Адмирала же Рожественского за его нечеловеческий труд, связанный с проводкой Второй Тихоокеанской эскадры на Дальний Восток, за твердость характера, проявленную им в бою и являющуюся уделом немногих прирожденных флотоводцев, ждала награда не только в виде испитой им горечи незаслуженного поражения от более сильного противника, не только в виде морального унижения – быть сданным тяжелораненым в плен, но еще в форме резкой критики, грубых нападок и, наконец, предания суду после его возвращения на родину.
С благородным достоинством, приняв на себя всю вину, адмирал Рожественский закончил свое выступление на суде словами:
– Я сожалею, что в приказе до сражения я не указал, что спасать командующего следовало только в том случае, если состояние его здоровья позволило бы ему продолжать командование.
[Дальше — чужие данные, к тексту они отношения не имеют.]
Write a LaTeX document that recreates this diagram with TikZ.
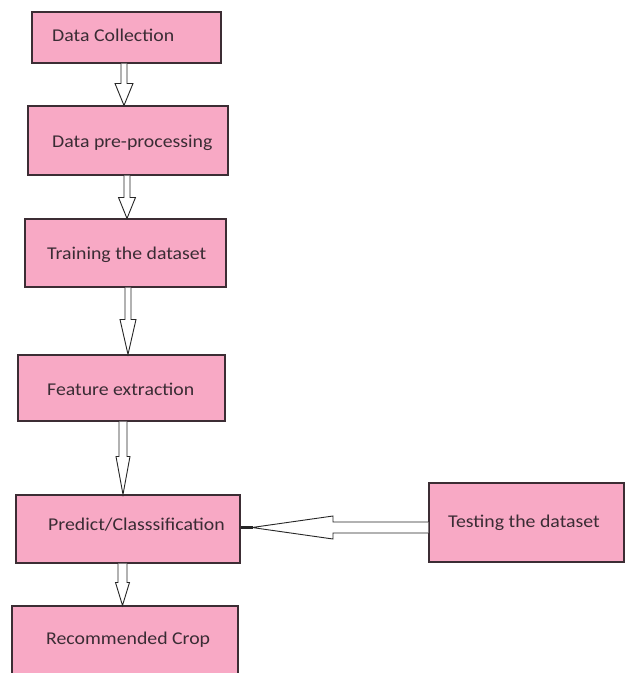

Меня нужно было оставить на «Суворове».
Адмирал Рожественский прожил недолго. 1 января 1909 года его сердце перестало биться. Проводить его в последний путь собралась масса народу: среди них пережившие Цусимский бой офицеры и матросы, а также защитники Порт-Артура. Как вспоминает капитан 2-го ранга Н.А. Монастырев в написанной им «Истории русского флота», там были представители всех слоев русского общества. Но отсутствовали доблестные командиры кораблей его эскадры: Игнациус, Бухвостов, Серебренников, Юнг, Бэр, Фитингоф, Миклухо-Маклай, Егоров, Лебедев, Шеин, Матусевич, Шамов, Керн. Они покоились на дне морском у острова Цусима. Умер в плену Озеров. Родионов был убит взбунтовавшимися матросами в Кронштадте. Фелькерзам скончался перед боем.